I don’t really know what to make of this text. In it, Melvyn Leffler tries to take a step back from the Cold War and asks “why were Reagan and Gorbachev successful in ending the Cold War when there were other opportunities to do so in the decades prior?” In trying to answer this question, Leffler looks at four historical “moments” between the United States and the Soviet Union: the outbreak of the Cold War between Stalin and Truman, the death of Stalin and the future of the USSR, the Cuban Missile Crisis, and the Carter-Brezhnev discussions over Helsinki in 1975 and the subsequent collapse of détente. In terms of historical narrative, those who are already familiar with the Cold War will find little that’s new here—the important part of Leffler’s study is his analysis.
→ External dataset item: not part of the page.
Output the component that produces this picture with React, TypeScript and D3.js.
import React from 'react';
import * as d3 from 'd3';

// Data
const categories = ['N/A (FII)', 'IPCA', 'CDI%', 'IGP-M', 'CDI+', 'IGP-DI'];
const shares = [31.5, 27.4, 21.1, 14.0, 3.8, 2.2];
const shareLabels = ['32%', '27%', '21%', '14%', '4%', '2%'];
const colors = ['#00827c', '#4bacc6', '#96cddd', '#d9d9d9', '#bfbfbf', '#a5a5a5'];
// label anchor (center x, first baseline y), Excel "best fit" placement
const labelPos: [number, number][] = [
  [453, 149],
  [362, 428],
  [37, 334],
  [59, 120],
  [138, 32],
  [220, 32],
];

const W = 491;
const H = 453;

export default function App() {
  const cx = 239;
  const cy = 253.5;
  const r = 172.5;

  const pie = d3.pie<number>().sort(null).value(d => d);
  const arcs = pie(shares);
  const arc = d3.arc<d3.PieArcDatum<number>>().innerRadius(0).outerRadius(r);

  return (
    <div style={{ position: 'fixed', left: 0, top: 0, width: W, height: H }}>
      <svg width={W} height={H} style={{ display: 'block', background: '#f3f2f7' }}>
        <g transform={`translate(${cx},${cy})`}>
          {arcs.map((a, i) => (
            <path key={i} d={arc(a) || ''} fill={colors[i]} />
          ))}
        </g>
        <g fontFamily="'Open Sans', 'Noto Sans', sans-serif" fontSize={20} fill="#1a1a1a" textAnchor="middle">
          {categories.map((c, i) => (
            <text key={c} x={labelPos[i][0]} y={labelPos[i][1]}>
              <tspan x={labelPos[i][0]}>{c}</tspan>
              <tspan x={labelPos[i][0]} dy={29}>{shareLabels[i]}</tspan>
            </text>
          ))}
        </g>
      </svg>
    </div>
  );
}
Leffler’s ultimate argument is that both American and Soviet leaders truly believed in the causes that they supported, and they believed the opposing side represented an existential threat to their dreams of the future. Both Americans and Soviets were also strait-jacketed by historical memory and ideology and continued the Cold War, even though both sides recognized that it would be in their best material interests to end it. It was only with the emergence of Gorbachev and the re-election of Reagan that two leaders were able to move past the confines of their own future and envision something larger. To this end, Leffler praises Gorbachev and Reagan as being the individuals who virtually single-handedly brought and end to the Cold War, with George H. W. Bush receiving an honorable mention.
In making this argument, Leffler also makes a larger case about the actual practice of doing history: it’s critically important to pay close attention to choices and contingency made by historical actors. We need to think carefully about the choices that were available to given leaders in order to understand the choices they make. This makes a lot of sense, and I think it’s something that every good historian attempts to do, but his argument about the Cold War seems at odds with his historiographical argument. By arguing that American and Soviet leaders were bound by historical memory and ideology, he inadvertently suggests that there was a sort of determinism at play: other choices existed, and these leaders didn’t pursue them because they couldn’t for ideological reasons. Ideology is a bitch, and it destroys important choices, and I think Leffler under-plays that a bit here.